When Foo Fighters began, though, a lot of the rock and roll heroes had seemed to fall by the wayside a little bit. Everyone was way too burned out by the time Kurt Cobain passed away, and while the rest of the world needed to move on, no one really found the right person to take his place. Everyone was still wondering where the hell they were supposed to be going next, and it turned out that there were a lot more people that weren’t exactly over the 1980s when hair metal officially died.

Sure, there weren’t many people that were going to be walking around in leather pants and pretending that they were the next incarnation of Van Halen, but bands like Korn were ushering in a new genre of music. Rage Against the Machine had already pioneered rap-rock as we know it today, but when the biggest bands in the world suddenly became acts like Limp Bizkit, Grohl wasn’t exactly willing to go along with the program.

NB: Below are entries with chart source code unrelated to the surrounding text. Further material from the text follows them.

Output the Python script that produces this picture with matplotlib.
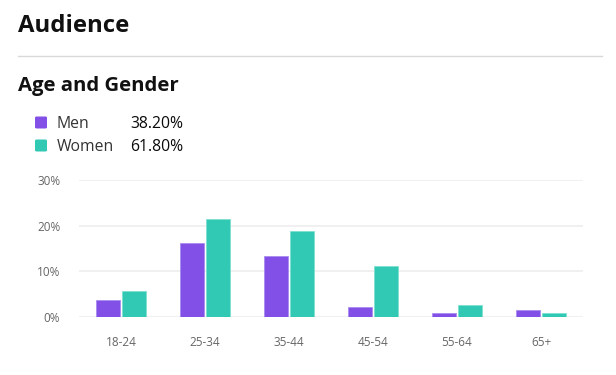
import matplotlib
matplotlib.use("Agg")
import matplotlib.pyplot as plt
import numpy as np
from matplotlib.lines import Line2D

categories = ["18-24", "25-34", "35-44", "45-54", "55-64", "65+"]
men = [3.7, 16.1, 13.3, 2.1, 0.9, 1.4]
women = [5.7, 21.5, 18.8, 11.2, 2.6, 0.9]
yticks = [0, 10, 20, 30]
legend_labels = ["Men", "Women"]
legend_values = ["38.20%", "61.80%"]

PURPLE = "#8250e6"
TEAL = "#31c8b4"
FONT = ["Open Sans", "DejaVu Sans"]

plt.rcParams["font.family"] = FONT

fig = plt.figure(figsize=(6.16, 3.75), dpi=100)
W, H = 616, 375

def fx(x):
    return x / W

def fy(y):
    return 1 - y / H

# Header texts
fig.text(fx(18), fy(31.5), "Audience", fontsize=17.2, fontweight="bold",
         color="#111111", va="baseline", ha="left")
fig.add_artist(Line2D([fx(18), fx(602)], [fy(56), fy(56)], color="#d9d9d9", lw=1.0))
fig.text(fx(18), fy(90.5), "Age and Gender", fontsize=14.7, fontweight="bold",
         color="#111111", va="baseline", ha="left")

# Legend
colors = [PURPLE, TEAL]
for i, (lab, val, c) in enumerate(zip(legend_labels, legend_values, colors)):
    yc = 122.5 + i * 23
    fig.patches.append(matplotlib.patches.FancyBboxPatch(
        (fx(35), fy(yc + 6)), fx(12), 12 / H,
        boxstyle="round,pad=0,rounding_size=0.003", transform=fig.transFigure,
        facecolor=c, edgecolor="none", figure=fig))
    fig.text(fx(57), fy(yc + 5.5), lab, fontsize=11.3, color="#333333",
             va="baseline", ha="left")
    fig.text(fx(183), fy(yc + 5.5), val, fontsize=11.3, color="#0a0a0a",
             va="baseline", ha="right")

# Axes
ax = fig.add_axes([fx(79), fy(316.7), fx(583 - 79), (316.7 - 180) / H])
x = np.arange(len(categories))
w = 0.29
off = 0.152
ax.bar(x - off, men, width=w, color=PURPLE, edgecolor="#a98cf0", linewidth=0.6, zorder=3)
ax.bar(x + off, women, width=w, color=TEAL, edgecolor="#7fe0d2", linewidth=0.6, zorder=3)

ax.set_xlim(-0.5, len(categories) - 0.5)
ax.set_ylim(0, 30)
ax.set_yticks(yticks)
ax.set_yticklabels([f"{t}%" for t in yticks])
ax.set_xticks(x)
ax.set_xticklabels(categories)
ax.tick_params(axis="both", length=0, labelsize=8.5, labelcolor="#666666")
ax.tick_params(axis="x", pad=14)
ax.tick_params(axis="y", pad=13.5)
ax.grid(axis="y", color="#eeeeee", linewidth=1.2, zorder=0)
for s in ax.spines.values():
    s.set_visible(False)
ax.set_facecolor("white")

fig.savefig("out.png", dpi=100, facecolor="white")
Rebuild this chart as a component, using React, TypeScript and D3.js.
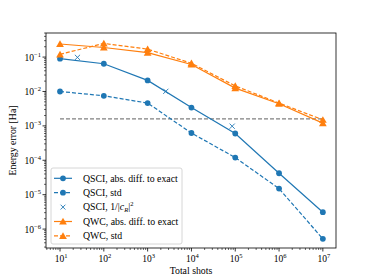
import * as d3 from 'd3'
import React, { useRef, useEffect } from 'react'

const shots = [1e1, 1e2, 1e3, 1e4, 1e5, 1e6, 1e7]
const qsciAbs = [0.09, 0.064, 0.021, 0.0034, 6e-4, 4.2e-5, 3.1e-6]
const qsciStd = [0.01, 0.0075, 0.0046, 6.2e-4, 1.2e-4, 1.5e-5, 5.2e-7]
const crossShots = [25, 2600, 85000]
const crossVals = [0.098, 0.0101, 0.00098]
const qwcAbs = [0.24, 0.19, 0.135, 0.061, 0.0125, 0.0044, 0.0012]
const qwcStd = [0.12, 0.25, 0.17, 0.066, 0.0145, 0.0046, 0.0015]
const chemAcc = 0.0016
const xTicks = [1, 2, 3, 4, 5, 6, 7]
const yTicks = [-6, -5, -4, -3, -2, -1]
const legendLabels = ['QSCI, abs. diff. to exact', 'QSCI, std', 'QSCI, 1/|', 'QWC, abs. diff. to exact', 'QWC, std']

const BLUE = '#1f77b4'
const ORANGE = '#ff7f0e'

export default function App() {
  const svgRef = useRef(null)
  const width = 374
  const height = 280
  const m = { left: 46, right: 336, top: 33, bottom: 248 }

  useEffect(() => {
    const svg = d3.select(svgRef.current)
    svg.selectAll('*').remove()
    const font = 'Liberation Serif, DejaVu Serif, serif'
    const fs = 9.8

    const x = d3.scaleLog().domain([Math.pow(10, 0.68), Math.pow(10, 7.3)]).range([m.left, m.right])
    const y = d3.scaleLog().domain([Math.pow(10, -6.55), Math.pow(10, -0.3)]).range([m.bottom, m.top])

    const g = svg.append('g')

    // minor ticks
    const xMinor: number[] = []
    for (let e = 0; e <= 7; e++) for (let k = 2; k <= 9; k++) {
      const v = k * Math.pow(10, e)
      if (v >= x.domain()[0] && v <= x.domain()[1]) xMinor.push(v)
    }
    const yMinor: number[] = []
    for (let e = -7; e <= -1; e++) for (let k = 2; k <= 9; k++) {
      const v = k * Math.pow(10, e)
      if (v >= y.domain()[0] && v <= y.domain()[1]) yMinor.push(v)
    }

    g.selectAll('.xminor').data(xMinor).join('line')
      .attr('x1', (d) => x(d)).attr('x2', (d) => x(d))
      .attr('y1', m.bottom).attr('y2', m.bottom + 2)
      .attr('stroke', '#000').attr('stroke-width', 0.6)
    g.selectAll('.xmajor').data(xTicks).join('line')
      .attr('x1', (d) => x(Math.pow(10, d))).attr('x2', (d) => x(Math.pow(10, d)))
      .attr('y1', m.bottom).attr('y2', m.bottom + 3.5)
      .attr('stroke', '#000').attr('stroke-width', 0.8)
    g.selectAll('.yminor').data(yMinor).join('line')
      .attr('x1', m.left - 2).attr('x2', m.left)
      .attr('y1', (d) => y(d)).attr('y2', (d) => y(d))
      .attr('stroke', '#000').attr('stroke-width', 0.6)
    g.selectAll('.ymajor').data(yTicks).join('line')
      .attr('x1', m.left - 3.5).attr('x2', m.left)
      .attr('y1', (d) => y(Math.pow(10, d))).attr('y2', (d) => y(Math.pow(10, d)))
      .attr('stroke', '#000').attr('stroke-width', 0.8)

    const xt = g.selectAll('.xt').data(xTicks).join('text')
      .attr('x', (d) => x(Math.pow(10, d)) + 1)
      .attr('y', m.bottom + 14)
      .attr('text-anchor', 'middle')
      .attr('font-family', font).attr('font-size', 9.5)
    xt.append('tspan').text('10')
    xt.append('tspan').attr('dy', -4).attr('font-size', 6.5).text((d) => `${d}`)

    const yt = g.selectAll('.yt').data(yTicks).join('text')
      .attr('x', m.left - 5)
      .attr('y', (d) => y(Math.pow(10, d)) + 3.5)
      .attr('text-anchor', 'end')
      .attr('font-family', font).attr('font-size', 9.5)
    yt.append('tspan').text('10')
    yt.append('tspan').attr('dy', -4).attr('font-size', 6.5).text((d) => `\u2212${-d}`)

    // chemical accuracy line
    g.append('line')
      .attr('x1', x(shots[0])).attr('x2', x(shots[shots.length - 1]))
      .attr('y1', y(chemAcc)).attr('y2', y(chemAcc))
      .attr('stroke', '#808080').attr('stroke-width', 1.1)
      .attr('stroke-dasharray', '4,2')

    const line = d3.line<[number, number]>().x((d) => x(d[0])).y((d) => y(d[1]))
    const tri = d3.symbol().type(d3.symbolTriangle).size(26)

    const drawSeries = (vals: number[], color: string, dashed: boolean, marker: 'o' | '^') => {
      const pts = shots.map((s, i) => [s, vals[i]] as [number, number])
      g.append('path').attr('d', line(pts)).attr('fill', 'none')
        .attr('stroke', color).attr('stroke-width', 1.2)
        .attr('stroke-dasharray', dashed ? '4,2' : null)
      if (marker === 'o') {
        g.selectAll(null).data(pts).join('circle')
          .attr('cx', (d) => x(d[0])).attr('cy', (d) => y(d[1])).attr('r', 2.9)
          .attr('fill', color)
      } else {
        g.selectAll(null).data(pts).join('path')
          .attr('d', tri).attr('transform', (d) => `translate(${x(d[0])},${y(d[1]) + 0.8})`)
          .attr('fill', color)
      }
    }

    drawSeries(qsciAbs, BLUE, false, 'o')
    drawSeries(qsciStd, BLUE, true, 'o')
    g.selectAll(null).data(crossShots).join('path')
      .attr('d', (d, i) => {
        const cx = x(d), cy = y(crossVals[i]), r = 2.6
        return `M${cx - r},${cy - r}L${cx + r},${cy + r}M${cx - r},${cy + r}L${cx + r},${cy - r}`
      })
      .attr('stroke', BLUE).attr('stroke-width', 0.9).attr('fill', 'none')
    drawSeries(qwcAbs, ORANGE, false, '^')
    drawSeries(qwcStd, ORANGE, true, '^')

    // frame
    g.append('rect').attr('x', m.left).attr('y', m.top)
      .attr('width', m.right - m.left).attr('height', m.bottom - m.top)
      .attr('fill', 'none').attr('stroke', '#000').attr('stroke-width', 0.8)

    // legend
    const lg = g.append('g')
    lg.append('rect').attr('x', 51).attr('y', 168).attr('width', 131).attr('height', 76)
      .attr('rx', 2).attr('fill', 'white').attr('fill-opacity', 0.8)
      .attr('stroke', '#ccc').attr('stroke-width', 0.8)
    const rowY = (i: number) => 178.3 + i * 14.4
    legendLabels.forEach((lab, i) => {
      const yy = rowY(i)
      const color = i < 3 ? BLUE : ORANGE
      if (i !== 2) {
        lg.append('line').attr('x1', 54).attr('x2', 72).attr('y1', yy).attr('y2', yy)
          .attr('stroke', color).attr('stroke-width', 1.2)
          .attr('stroke-dasharray', i === 1 || i === 4 ? '4,2' : null)
        if (i < 2) lg.append('circle').attr('cx', 63).attr('cy', yy).attr('r', 2.9).attr('fill', color)
        else lg.append('path').attr('d', tri).attr('transform', `translate(63,${yy + 0.8})`).attr('fill', color)
      } else {
        const r = 2.4
        lg.append('path').attr('d', `M${63 - r},${yy - r}L${63 + r},${yy + r}M${63 - r},${yy + r}L${63 + r},${yy - r}`)
          .attr('stroke', color).attr('stroke-width', 0.9)
      }
      const t = lg.append('text').attr('x', 83).attr('y', yy + 3.3)
        .attr('font-family', font).attr('font-size', fs).text(lab)
      if (i === 2) {
        t.append('tspan').attr('font-style', 'italic').text('c')
        t.append('tspan').attr('font-size', 6.5).attr('font-style', 'italic').attr('dy', 2).text('R')
        t.append('tspan').attr('dy', -2).text('|')
        t.append('tspan').attr('font-size', 6.5).attr('dy', -4).text('2')
      }
    })

    // axis labels
    g.append('text').attr('x', (m.left + m.right) / 2).attr('y', 274)
      .attr('text-anchor', 'middle').attr('font-family', font).attr('font-size', fs)
      .text('Total shots')
    g.append('text').attr('transform', `translate(16,${(m.top + m.bottom) / 2}) rotate(-90)`)
      .attr('text-anchor', 'middle').attr('font-family', font).attr('font-size', fs)
      .text('Energy error [Ha]')
  }, [])

  return (
    <div style={{ position: 'absolute', left: 0, top: 0 }}>
      <svg ref={svgRef} width={width} height={height} style={{ display: 'block', background: 'white' }} />
    </div>
  )
}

Which probably explains why There is Nothing Left to Lose came out as breezy as it did. Grohl didn’t want to go along with what the nu-metal trends were doing, and whereas everyone was attempting to throw a rap verse into one of their songs and spend the lion’s share of their singles complaining about the problems they had with their parents, Grohl was willing to smile his way through everything and make genuine pop songs like ‘Learn to Fly’ and ‘Next Year’.

It wasn’t the most marketable decision in the age of the backwards hat crowd, but Grohl would have rather done anything else than try to make nu-metal songs, saying, “At the time the nu-metal thing had become huge with Korn and Limp Bizkit so the dynamic of popular rock music had become so caveman! I thought, let’s write some songs. I’m sick of screaming and I’m sick of my distortion pedal! So that album is a really clean record and it’s totally based on melody.”

In all fairness, there were many nu-metal bands that did have some great tunes behind them, but there’s a stark difference in listening to what a band like Staind was doing compared to Linkin Park. Both of them were talking about their pain, but whereas Aaron Lewis was content to wallow in his sadness for most of his songs before becoming a rage-fuelled country star, Chester Bennington and Mike Shinoda were trying to make songs as a means to move on from the problems that they had growing up.

While Grohl had grown out of that phase of his songwriting, the fact that he could still hold his own even when going in the opposite direction is what endeared him to every stripe of hard rock fan. He could have shown up at one of the gnarliest heavy metal festivals ever created, and even if he played nothing but tunes like ‘Learn to Fly’ and ‘Monkey Wrench’, he would still get the hero’s welcome that is reserved for only the finest singers.